I remember vividly how he used this wartime experience on one occasion. Just after Gordon Brown became prime minister, we wanted to hold an anti-war demo going from Trafalgar Square to parliament, but the march was banned by the police. I received a phone call from Tony to say that he had just dropped a letter off in Downing St complaining about this decision and promising to defy it. Sure enough he turned up on the day wearing his World War II medals and demanding to march. We set off, daring the police to arrest us. They didn't.
He quipped that he was leaving parliament in order to spend more time with politics. This was after the death of his beloved wife Caroline, herself a socialist campaigner and writer. He spent the rest of his life campaigning for a range of causes, but above all he was identified with the Stop the War Coalition, of which I became the convenor when we launched it in 2001. He campaigned and spoke at every demo, travelled round the country to hold rapturous and well-attended meetings, and became president of the campaign, a post he held up to his death.
He was opposed to the wars the UK government and its U.S. allies were waging, including the latest attempt to start another war on Syria last summer. He also helped campaign against austerity, most recently through the People's Assembly.
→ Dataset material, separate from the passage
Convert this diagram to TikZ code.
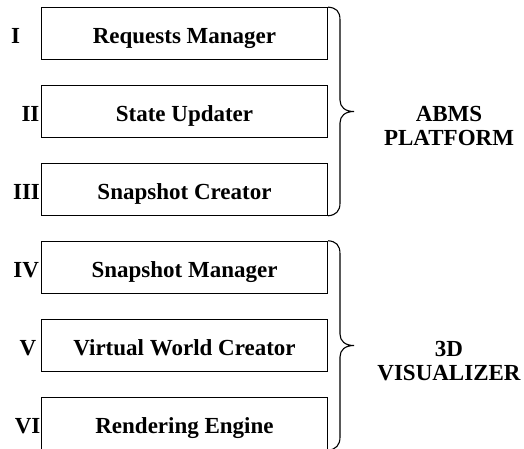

Tony was polite, disciplined, hard working, political: all the things you could wish for in a campaigner. He was a delight to talk to, interested always in ideas, technological change, history, and building broad united campaigns.
One of the last conversation I had with him he stressed the importance of organizing, and wanted May 1, the international day of working class struggle, to be marked into 2014 as a day to rise up against austerity. That is an invitation I hope millions of people will take up. Maybe we could call it Tony Benn day. That would be a fitting legacy.